Skipping over these taxes could break the bank, and not understanding them makes it all the more challenging. For assurance and confidence in your homeownership, here is your guide to navigating property taxes.
What Are Property Taxes?
Firstly, you need to know the definition before you start calculating and paying them. They are any tax on property, like real estate, and the proceeds go to local and state governments. Your local government needs to raise money for public community services. Your taxes pay for those.
For example, if there’s a significant crack in a sidewalk and it finally gets fixed, those are your property tax dollars going into it. In addition to maintenance-type work, property tax dollars may go to local schools, police and fire departments and other local amenities.
No matter what type of property you own, whether it’s your own house or inherited or rental property, you’ll have to pay taxes on that too.
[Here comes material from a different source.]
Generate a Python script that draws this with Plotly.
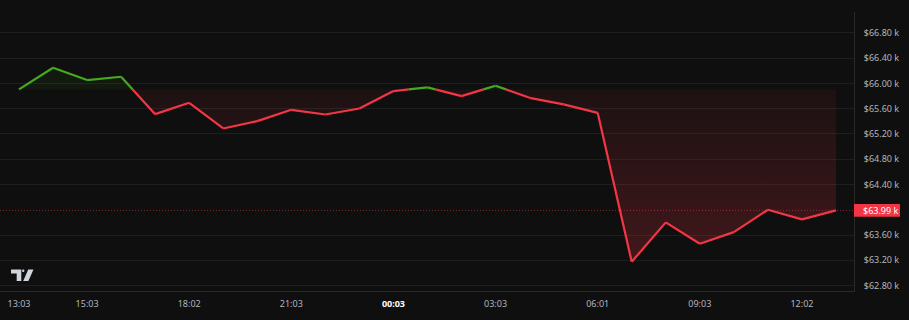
import plotly.graph_objects as go

# ---- data ----
times = ["13:03", "14:03", "15:03", "16:03", "17:03", "18:02", "19:03", "20:03", "21:03",
         "22:03", "23:03", "00:03", "01:03", "02:03", "03:03", "04:03", "05:03", "06:01",
         "07:03", "08:03", "09:03", "10:03", "11:03", "12:02", "13:03"]
prices_k = [65.906, 66.249, 66.054, 66.107, 65.514, 65.694, 65.287, 65.403, 65.583,
            65.509, 65.604, 65.880, 65.938, 65.800, 65.964, 65.773, 65.668, 65.535,
            63.175, 63.800, 63.462, 63.646, 64.000, 63.848, 63.990]
label_times = ["13:03", "15:03", "18:02", "21:03", "00:03", "03:03", "06:01", "09:03", "12:02"]
ytick_vals = [62.8, 63.2, 63.6, 64.4, 64.8, 65.2, 65.6, 66.0, 66.4, 66.8]
ytick_text = ["$%.2f k" % v for v in ytick_vals]
last_label = "$63.99 k"

GREEN = "#46a91f"
RED = "#f23645"
BG = "#0f0f0f"
GRID = "#1e1e1e"
TXT = "#b2b5be"

base = prices_k[0]
n = len(prices_k)
idx = list(range(n))

# densify with baseline crossings
dx, dy = [], []
for i in range(n):
    dx.append(idx[i]); dy.append(prices_k[i])
    if i < n - 1 and (prices_k[i] - base) * (prices_k[i + 1] - base) < 0:
        t = (base - prices_k[i]) / (prices_k[i + 1] - prices_k[i])
        dx.append(idx[i] + t); dy.append(base)

gx, gy, rx, ry = [], [], [], []
for j in range(len(dx) - 1):
    mid = (dy[j] + dy[j + 1]) / 2
    if mid >= base:
        gx += [dx[j], dx[j + 1], None]; gy += [dy[j], dy[j + 1], None]
    else:
        rx += [dx[j], dx[j + 1], None]; ry += [dy[j], dy[j + 1], None]

fig = go.Figure()
basey = [base] * len(dx)
fig.add_trace(go.Scatter(x=dx, y=basey, mode="lines", line=dict(width=0), hoverinfo="skip"))
fig.add_trace(go.Scatter(
    x=dx, y=[min(v, base) for v in dy], mode="lines", line=dict(width=0),
    fill="tonexty",
    fillgradient=dict(type="vertical",
                      colorscale=[[0, "rgba(242,54,69,0.22)"], [1, "rgba(242,54,69,0.06)"]],
                      start=min(prices_k), stop=base),
    hoverinfo="skip"))
fig.add_trace(go.Scatter(x=dx, y=basey, mode="lines", line=dict(width=0), hoverinfo="skip"))
fig.add_trace(go.Scatter(
    x=dx, y=[max(v, base) for v in dy], mode="lines", line=dict(width=0),
    fill="tonexty", fillcolor="rgba(70,169,31,0.07)", hoverinfo="skip"))
fig.add_trace(go.Scatter(x=rx, y=ry, mode="lines", line=dict(color=RED, width=2.2),
                         connectgaps=False, hoverinfo="skip"))
fig.add_trace(go.Scatter(x=gx, y=gy, mode="lines", line=dict(color=GREEN, width=2.2),
                         connectgaps=False, hoverinfo="skip"))

# tick labels on x
xt_vals = [times.index(t) for t in label_times]
xt_text = [('<span style="color:#ffffff"><b>%s</b></span>' % t) if t == "00:03" else t
           for t in label_times]

W, H = 909, 320
L, R, T, B = 0, 55, 12, 28.5
plot_w = W - L - R
plot_h = H - T - B

def px(x):
    return (x - L) / plot_w

def py(y):
    return (H - B - y) / plot_h

last = prices_k[-1]
shapes = [
    dict(type="line", xref="paper", yref="y", x0=0, x1=1, y0=last, y1=last,
         line=dict(color="rgba(242,54,69,0.55)", width=1, dash="1px,2px"), layer="below"),
    dict(type="rect", xref="paper", yref="y", x0=1.0, x1=px(900), y0=last - 6.3 / 63.25,
         y1=last + 6.3 / 63.25, fillcolor=RED, line=dict(width=0)),
]
# logo
LOGO = "#d1d4dc"
def path(pts):
    return "M " + " L ".join("%f,%f" % (px(a), py(b)) for a, b in pts) + " Z"
shapes += [
    dict(type="path", xref="paper", yref="paper", fillcolor=LOGO, line=dict(width=0),
         path=path([(11, 270), (21.3, 270), (21.3, 281.5), (16.7, 281.5), (16.7, 274), (11, 274)])),
    dict(type="circle", xref="paper", yref="paper", fillcolor=LOGO, line=dict(width=0),
         x0=px(22), x1=px(24.4), y0=py(272.4), y1=py(270)),
    dict(type="path", xref="paper", yref="paper", fillcolor=LOGO, line=dict(width=0),
         path=path([(28.2, 270), (33.5, 270), (28.4, 281.5), (23.2, 281.5)])),
]

fig.update_layout(
    width=W, height=H, margin=dict(l=L, r=R, t=T, b=B),
    paper_bgcolor=BG, plot_bgcolor=BG, showlegend=False, hovermode=False,
    font=dict(family="Noto Sans", size=9, color=TXT),
    shapes=shapes,
    annotations=[dict(x=1.0, xref="paper", y=last, yref="y", xanchor="left", yanchor="middle",
                      xshift=7, text=last_label, showarrow=False,
                      font=dict(color="#ffffff", size=9, family="Noto Sans"))],
    xaxis=dict(range=[-19 / 34.04, (854 - 19) / 34.04], tickvals=xt_vals, ticktext=xt_text,
               showgrid=False, zeroline=False, showline=True, linecolor="#2a2a2a", linewidth=1,
               ticks="", ticklabelstandoff=4, tickfont=dict(size=9, color=TXT)),
    yaxis=dict(side="right", range=[66.8 - 258.5 / 63.25, 66.8 + 21 / 63.25],
               tickvals=ytick_vals, ticktext=ytick_text, showgrid=True, gridcolor=GRID,
               zeroline=False, showline=True, linecolor="#2a2a2a", linewidth=1,
               ticks="", ticklabelstandoff=7, tickfont=dict(size=9, color=TXT)),
)

fig.write_html("out.html", config=dict(displayModeBar=False))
However, if you rent an apartment or other property type, then it’s up to the landlord to pay those property taxes.
How Are Property Taxes Calculated?
It can be challenging to know how much to pay for your property taxes. There might be a million calculators online, but how do you know if you can trust them?
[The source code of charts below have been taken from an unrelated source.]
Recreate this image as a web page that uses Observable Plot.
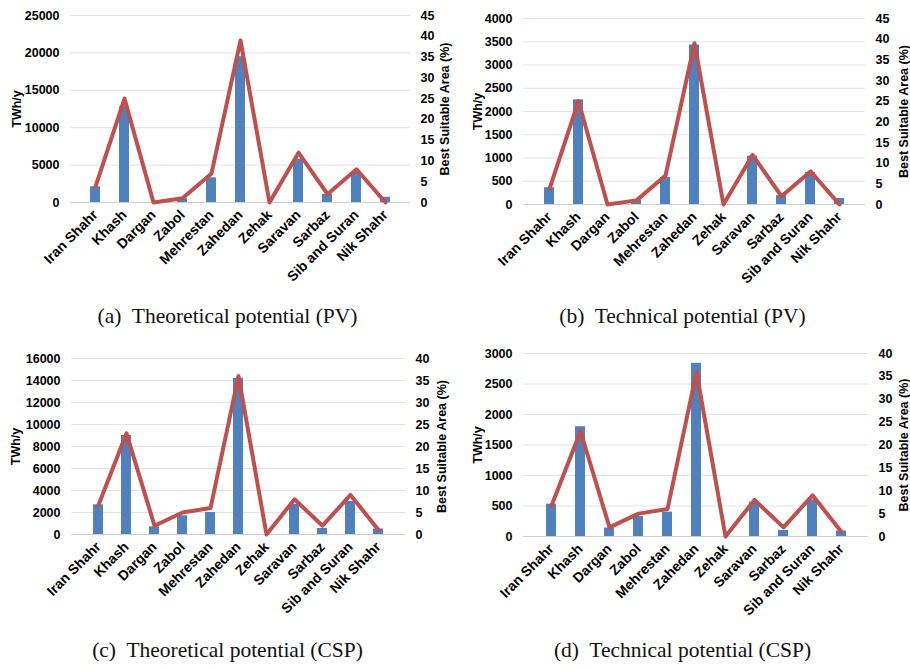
<!DOCTYPE html>
<html>
<head>
<meta charset="utf-8">
<script src="https://cdn.jsdelivr.net/npm/d3@7"></script>
<script src="https://cdn.jsdelivr.net/npm/@observablehq/plot@0.6"></script>
<style>
  html, body { margin: 0; padding: 0; background: #fff; }
  #root { position: relative; width: 910px; height: 669px; overflow: hidden; background: #fff; }
  .panel { position: absolute; }
  .caption { position: absolute; width: 455px; text-align: center; font-family: "Liberation Serif", "DejaVu Serif", serif; font-size: 21.5px; color: #111; white-space: pre; }
</style>
</head>
<body>
<div id="root"></div>
<script>
const cities = ["Iran Shahr", "Khash", "Dargan", "Zabol", "Mehrestan", "Zahedan", "Zehak", "Saravan", "Sarbaz", "Sib and Suran", "Nik Shahr"];
const pvTheoretical = [2100, 12800, 0, 500, 3300, 19500, 0, 5800, 1100, 4000, 700];
const pvTechnical = [360, 2250, 0, 90, 580, 3430, 0, 1040, 190, 690, 130];
const cspTheoretical = [2700, 9000, 700, 1700, 2000, 14200, 0, 2750, 550, 3000, 500];
const cspTechnical = [530, 1800, 140, 330, 400, 2840, 0, 560, 100, 600, 90];
const pvArea = [3.8, 25, 0, 1, 7, 39, 0, 12, 2, 8, 0];
const cspArea = [6.7, 23, 2, 5, 6, 36, 0, 8, 2, 9, 1];
const captions = ["(a)  Theoretical potential (PV)", "(b)  Technical potential (PV)", "(c)  Theoretical potential (CSP)", "(d)  Technical potential (CSP)"];
const leftTitle = "TWh/y";
const rightTitle = "Best Suitable Area (%)";

const panels = [
  {values: pvTheoretical, area: pvArea, yMax: 25000, yStep: 5000, rMax: 45, left: 0, top: 0,
   m: {l: 70, r: 45, t: 15, b: 98}, ldx: -54, rdx: 34, cap: captions[0], capTop: 304},
  {values: pvTechnical, area: pvArea, yMax: 4000, yStep: 500, rMax: 45, left: 455, top: 0,
   m: {l: 68, r: 45, t: 18, b: 96}, ldx: -46, rdx: 38, cap: captions[1], capTop: 304},
  {values: cspTheoretical, area: cspArea, yMax: 16000, yStep: 2000, rMax: 40, left: 0, top: 335,
   m: {l: 71, r: 50, t: 23, b: 101}, ldx: -56, rdx: 36, cap: captions[2], capTop: 638},
  {values: cspTechnical, area: cspArea, yMax: 3000, yStep: 500, rMax: 40, left: 455, top: 335,
   m: {l: 68, r: 42, t: 18, b: 99}, ldx: -46, rdx: 35, cap: captions[3], capTop: 638}
];

const root = document.getElementById("root");
for (const p of panels) {
  const k = p.yMax / p.rMax;
  const data = cities.map((c, i) => ({city: c, v: p.values[i], a: p.area[i] * k}));
  const chart = Plot.plot({
    width: 455, height: 300,
    marginLeft: p.m.l, marginRight: p.m.r, marginTop: p.m.t, marginBottom: p.m.b,
    style: {fontFamily: "'Liberation Sans', Arial, sans-serif", fontWeight: "bold", color: "#000", background: "transparent"},
    x: {domain: cities, padding: 0.66, label: null},
    y: {domain: [0, p.yMax], label: null},
    marks: [
      Plot.ruleY(d3.range(p.yStep, p.yMax + 1, p.yStep), {stroke: "#e4e4e4", strokeWidth: 1}),
      Plot.barY(data, {x: "city", y: "v", fill: "#4F81BD"}),
      Plot.ruleY([0], {stroke: "#d0d0d0", strokeWidth: 1}),
      Plot.line(data, {x: "city", y: "a", stroke: "#C0504D", strokeWidth: 4, strokeLinejoin: "round", strokeLinecap: "round"}),
      Plot.axisY(d3.range(0, p.yMax + 1, p.yStep), {anchor: "left", tickSize: 0, tickPadding: 11, tickFormat: d => String(d), fontSize: 12.5, fontWeight: "bold", label: null}),
      Plot.axisY(d3.range(0, p.rMax + 1, 5).map(v => v * k), {anchor: "right", tickSize: 0, tickPadding: 10, tickFormat: v => String(Math.round(v / k)), fontSize: 12.5, fontWeight: "bold", label: null}),
      Plot.axisX({tickRotate: -45, tickSize: 0, tickPadding: 10, label: null, fontSize: 14, fontWeight: "bold"}),
      Plot.text([leftTitle], {frameAnchor: "left", textAnchor: "middle", dx: p.ldx, rotate: -90, fontSize: 12.5, fontWeight: "bold", fill: "#000"}),
      Plot.text([rightTitle], {frameAnchor: "right", textAnchor: "middle", dx: p.rdx, rotate: -90, fontSize: 12.5, fontWeight: "bold", fill: "#000"})
    ]
  });
  const wrap = document.createElement("div");
  wrap.className = "panel";
  wrap.style.left = p.left + "px";
  wrap.style.top = p.top + "px";
  wrap.appendChild(chart);
  root.appendChild(wrap);
  const cap = document.createElement("div");
  cap.className = "caption";
  cap.style.left = p.left + "px";
  cap.style.top = p.capTop + "px";
  cap.textContent = p.cap;
  root.appendChild(cap);
}
</script>
</body>
</html>
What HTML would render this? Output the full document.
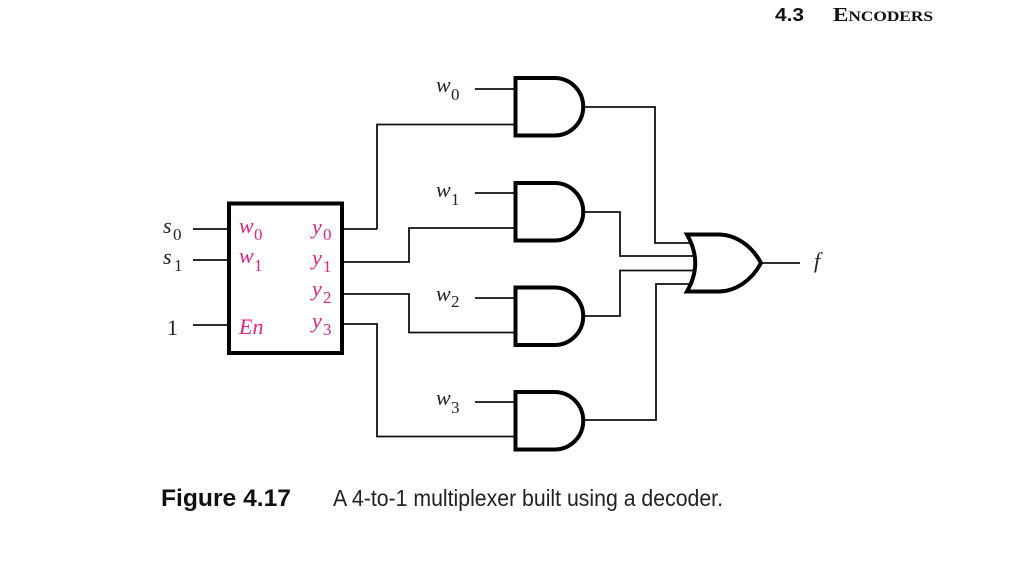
<!DOCTYPE html>
<html><head><meta charset="utf-8"><style>html,body{margin:0;padding:0;background:#fff}svg{display:block}</style></head>
<body><svg width="1024" height="563" viewBox="0 0 1024 563" xmlns="http://www.w3.org/2000/svg">
<rect width="1024" height="563" fill="#fff"/>
<g fill="none" stroke="#111" stroke-width="1.8">
<path d="M475 89H515M377 229V124.500H515M343 229H377M475 193H515M343 262H409V228H515M475 298H515M343 294H409V332.500H515M475 402H515M343 324H377V436.500H515"/>
<path d="M193 229H229M193 260H229M193 325H229"/>
<path d="M583 107H655V243H692M583 212H620V256H696M696 270.500H620V316H583M692 284H656V420H583M760 263H800"/>
</g>
<g fill="#fff" stroke="#000" stroke-width="4">
<rect x="229" y="203.500" width="113" height="149.500"/>
<path d="M515.500 78H554.500A28.750 28.750 0 0 1 554.500 135.500H515.500Z"/>
<path d="M515.500 183H554.500A28.750 28.750 0 0 1 554.500 240.500H515.500Z"/>
<path d="M515.500 287.500H554.500A28.750 28.750 0 0 1 554.500 345H515.500Z"/>
<path d="M515.500 392H554.500A28.750 28.750 0 0 1 554.500 449.500H515.500Z"/>
<path d="M687 234.500H718C736 234.500 752 246 761 263C752 280 736 291.500 718 291.500H687C698 272 698 254 687 234.500Z"/>
</g>
<g font-family="'Liberation Serif',serif" font-size="22" font-style="italic" fill="#222">
<text x="436" y="92">w</text><text x="451" y="100" font-style="normal" font-size="17">0</text>
<text x="436" y="197">w</text><text x="451" y="205" font-style="normal" font-size="17">1</text>
<text x="436" y="301">w</text><text x="451" y="307" font-style="normal" font-size="17">2</text>
<text x="436" y="405">w</text><text x="451" y="413" font-style="normal" font-size="17">3</text>
<text x="163" y="233">s</text><text x="173" y="240" font-style="normal" font-size="17">0</text>
<text x="163" y="264">s</text><text x="174" y="271" font-style="normal" font-size="17">1</text>
<text x="167" y="335" font-style="normal">1</text>
<text x="814" y="268">f</text>
</g>
<g font-family="'Liberation Serif',serif" font-size="22" font-style="italic" fill="#e0237f">
<text x="239" y="233">w</text><text x="254" y="240" font-style="normal" font-size="17">0</text>
<text x="239" y="263">w</text><text x="254" y="271" font-style="normal" font-size="17">1</text>
<text x="312" y="234">y</text><text x="323" y="240" font-style="normal" font-size="17">0</text>
<text x="312" y="265">y</text><text x="323" y="272" font-style="normal" font-size="17">1</text>
<text x="312" y="296">y</text><text x="323" y="303" font-style="normal" font-size="17">2</text>
<text x="312" y="328">y</text><text x="323" y="335" font-style="normal" font-size="17">3</text>
<text x="239" y="334">En</text>
</g>
<text x="775" y="21" font-family="'Liberation Sans',sans-serif" font-weight="700" font-size="18" fill="#111" textLength="29" lengthAdjust="spacingAndGlyphs">4.3</text>
<text x="833" y="21" font-family="'Liberation Serif',serif" font-weight="700" font-size="20" fill="#111" textLength="100" lengthAdjust="spacingAndGlyphs">E<tspan font-size="15">NCODERS</tspan></text>
<text x="161" y="506" font-family="'Liberation Sans',sans-serif" font-weight="700" font-size="24" fill="#111" textLength="130" lengthAdjust="spacingAndGlyphs">Figure 4.17</text>
<text x="333" y="506" font-family="'Liberation Sans',sans-serif" font-size="23" fill="#222" textLength="390" lengthAdjust="spacingAndGlyphs">A 4-to-1 multiplexer built using a decoder.</text>
</svg></body></html>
Your taxes depend on your local government’s tax rate and your property’s assessed value, whether it be a building or land. Multiply the two together, and you get your property tax. However, you do need to know those two numbers.
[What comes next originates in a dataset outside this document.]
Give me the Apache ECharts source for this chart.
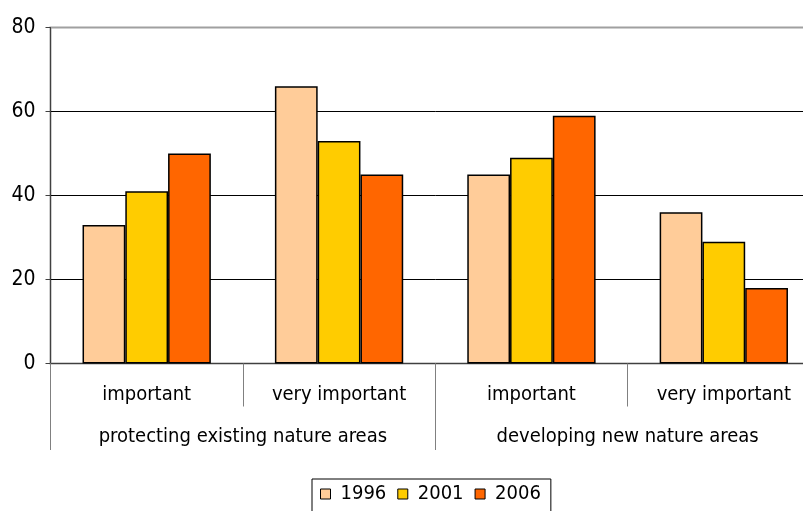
<!DOCTYPE html>
<html><head><meta charset="utf-8">
<script src="https://cdn.jsdelivr.net/npm/echarts@6/dist/echarts.min.js"></script>
<style>html,body{margin:0;padding:0;background:#fff;overflow:hidden;width:803px;height:511px}#c{width:820px;height:520px}</style>
</head><body><div id="c"></div>
<script>
const innerCategories = ['important', 'very important', 'important', 'very important'];
const outerCategories = ['protecting existing nature areas', 'developing new nature areas'];
const seriesNames = ['1996', '2001', '2006'];
const values1996 = [33, 66, 45, 36];
const values2001 = [41, 53, 49, 29];
const values2006 = [50, 45, 59, 18];
const colors = ['#FFCC99', '#FFCC00', '#FF6600'];
const FONT = "'DejaVu Sans Condensed', 'Liberation Sans Narrow', sans-serif";
const FS = 20;

const chart = echarts.init(document.getElementById('c'), null, {renderer: 'canvas', width: 820, height: 520});
const vals = [values1996, values2001, values2006];
chart.setOption({
  animation: false,
  textStyle: {fontFamily: FONT},
  grid: {left: 50.5, right: 0, top: 27.5, bottom: 156.5, show: true, borderColor: '#a0a0a0', borderWidth: 2, containLabel: false},
  legend: {
    left: 312, top: 479,
    data: seriesNames,
    itemWidth: 10, itemHeight: 10, itemGap: 11,
    icon: 'rect',
    borderColor: '#000', borderWidth: 1,
    padding: [5, 10, 10, 8],
    itemStyle: {borderColor: '#000', borderWidth: 1},
    textStyle: {fontFamily: FONT, fontSize: FS, color: '#000', padding: [0, 0, 0, 5]}
  },
  xAxis: [
    {
      type: 'category', data: innerCategories, position: 'bottom',
      axisLine: {lineStyle: {color: '#404040', width: 1}},
      axisTick: {show: true, interval: 0, length: 43, lineStyle: {color: '#808080'}},
      axisLabel: {interval: 0, margin: 21, fontSize: FS, color: '#000', fontFamily: FONT},
      splitLine: {show: false}
    },
    {
      type: 'category', data: outerCategories, position: 'bottom', offset: 0,
      axisLine: {show: false},
      axisTick: {show: true, interval: 0, length: 86.5, lineStyle: {color: '#808080'}},
      axisLabel: {interval: 0, margin: 63, fontSize: FS, color: '#000', fontFamily: FONT},
      splitLine: {show: false}
    }
  ],
  yAxis: {
    type: 'value', min: 0, max: 80, interval: 20,
    axisLine: {show: true, lineStyle: {color: '#404040'}},
    axisTick: {show: true, length: 5, lineStyle: {color: '#404040'}},
    axisLabel: {margin: 15, fontSize: 21, color: '#000', fontFamily: FONT},
    splitLine: {show: true, lineStyle: {color: ['#000', '#000', '#000', '#000', '#a0a0a0'], width: 1}}
  },
  series: seriesNames.map((n, i) => ({
    name: n, type: 'bar', xAxisIndex: 0, data: vals[i],
    barGap: '0%', barCategoryGap: '33.3%',
    itemStyle: {color: colors[i], borderColor: '#000', borderWidth: 1.5}
  }))
});
</script></body></html>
While you may have paid a certain amount for your home or property, that’s not the assessed value assigned to you. The assessed value isn’t the price you would sell your home for, either. Instead, this value is lower than the market value.
A property assessor sets a value for your home or property each year. You can find this on a recent tax bill, or you can search your city’s website for assessments.
Property Tax Rate
Again, your local government defines this rate, so the number will vary depending on where you live. A property tax rate in a big city will probably be more than one in a rural area.
Even if you live in the same house for years, the property tax rate could change due to tax variations and your property assessment.
If this step in the process is still confusing as a new homeowner, there are great guides online. “The First-Time Homeowner’s Survival Guide” is one many new homeowners use, and it includes a whole section about property taxes for more in-depth reading. Don’t worry, though — as you go through these experiences, they’ll become easier over time! It’s all part of the homeowner’s journey.
When Do You Pay Property Taxes?
Most property taxes combine with your monthly mortgage payment, so you’re likely paying them already if you’re paying your mortgage on time. Every time you pay your taxes, it’s an estimate. If you overpay them, you’ll get a refund. If you underpay them, you’ll have to pay extra.
Although property taxes are included in your mortgage, you’ll still have to pay them even if you pay off your house or property. Once you pay off your mortgage, it’ll be up to you to pay property taxes. Plan ahead and calculate what you owe for a year and divide that by 12 months. To keep on a schedule, pay them at the same time you would’ve paid your mortgage.
Failing to pay could result in you losing your home. If you get too far behind, the local government has the right to sell your home to get the money you owed in taxes.
Paying your taxes has certainly become easier in recent years, since you can pay them online through your city’s or state’s website.
Pay Your Property Taxes With Ease
With all the excitement of being a new homeowner, you don’t want misinformation or misunderstanding regarding paying property taxes to confuse you. Although it will always be there, but with the knowledge you have now, you’re ready to pay your taxes on time with little to no hassle.